東京電力が安定供給を果たすには、一定の値上げはやむを得まい。
ただし、必要性や根拠を丁寧に説明し、理解を求める責任がある。
東京電力が11日、家庭や個人商店など小口契約の電気料金について、平均10%の値上げを経済産業省に申請した。
使用量が少ないほど値上げ額を小幅とし、標準家庭で7%、月480円の負担増という内容だ。
値上げは3年間の期間限定で、東電の再生を目指す総合特別事業計画の前提となっている。
東電は福島第一原子力発電所事故の影響で原発を再稼働できず、経費を削っても火力発電所の追加燃料費などで年7000億円の収支不足に陥る。今後、損害賠償や廃炉のコストも膨らんでくる。
値上げで増収を図り、赤字を穴埋めするのが狙いだ。
しかし、デフレで収入の増えない家計にとって痛手となる。東電は、利用者の声に誠実に対応しなければならない。
東電が経営合理化を進め、値上げの幅と期間をできるだけ圧縮するよう努めるのは当然だ。
新潟県の柏崎刈羽原発を1基再稼働すると、東電の収支は約800億円改善する。値上げを3年で終えるには、7基ある原子炉を来年度から順次、再稼働する必要がある。現状では実現への道筋は描けていない。
東電は7月から値上げしたい考えだが、新たに有識者委員会による査定が追加された。
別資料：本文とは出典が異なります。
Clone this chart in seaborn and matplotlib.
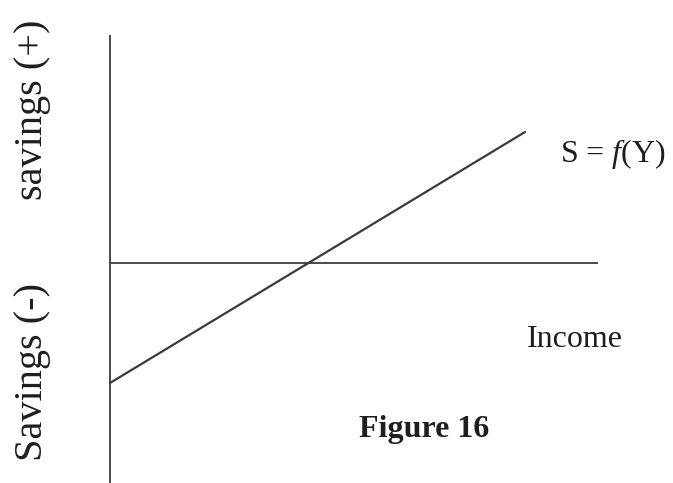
import matplotlib
matplotlib.use("Agg")
import matplotlib.pyplot as plt
import seaborn as sns
import pandas as pd

# Savings function S = f(Y): two end points of the straight line
income = [0, 415]
savings = [-120, 131]

# Axis extents (income axis runs right, savings axis up and down)
income_axis = [0, 488]
savings_axis = [-220, 228]

sns.set_theme(style="white")
plt.rcParams["font.family"] = ["Liberation Serif", "DejaVu Serif"]
plt.rcParams["mathtext.fontset"] = "custom"
plt.rcParams["mathtext.rm"] = "Liberation Serif"
plt.rcParams["mathtext.it"] = "Liberation Serif:italic"

fig = plt.figure(figsize=(6.73, 4.83), dpi=100)
ax = fig.add_axes([0, 0, 1, 1])
ax.set_xlim(-110, 563)
ax.set_ylim(-220, 263)
ax.axis("off")

axis_color = "#4a4a4a"
ax.plot([0, 0], savings_axis, color=axis_color, lw=1.4, solid_capstyle="butt")
ax.plot(income_axis, [0, 0], color=axis_color, lw=1.4, solid_capstyle="butt")

df = pd.DataFrame({"income": income, "savings": savings})
sns.lineplot(data=df, x="income", y="savings", ax=ax, color="#3a3a3a", lw=1.6)

text_color = "#1e1e1e"
ax.text(-77, 153, "savings (+)", rotation=90, ha="center", va="center",
        fontsize=29, color=text_color)
ax.text(-77, -109, "Savings (-)", rotation=90, ha="center", va="center",
        fontsize=29, color=text_color)
ax.text(450, 101, "S = $f$(Y)", ha="left", va="baseline",
        fontsize=23, color=text_color)
ax.text(465, -84, "Income", ha="center", va="baseline",
        fontsize=23, color=text_color)
ax.text(314, -174, "Figure 16", ha="center", va="baseline",
        fontsize=23, fontweight="bold", color=text_color)

fig.savefig("out.png", dpi=100, facecolor="white")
枝野経済産業相が認可するタイミングは、遅れる可能性が強まっている。
枝野氏は「予断を持たず、厳格に査定していく」としている。申請内容をチェックし、妥当な値上げ幅を精査することは重要だが、いたずらに手続きを煩雑にするのは避けるべきだ。
枝野氏が自ら、値上げ案を明記した事業計画を認定したことを、忘れてはならない。
4月からの企業向け料金値上げは、東電の説明不足が原因で対象企業の3割が値上げに応じていない。協力した企業が損をするような状況では、一般家庭も値上げに納得がいかないだろう。東電は問題解決を急がねばならない。
値上げで利用者が負担するお金は、液化天然ガス(LNG)など火力燃料の輸入に充てられ、国外流出する。震災後、日本の貿易収支は過去最大の赤字に転落した。経済力の低下は食い止めたい。
火力への依存を減らすことが急務だ。政府は原発再稼働への取り組みを加速させるべきである。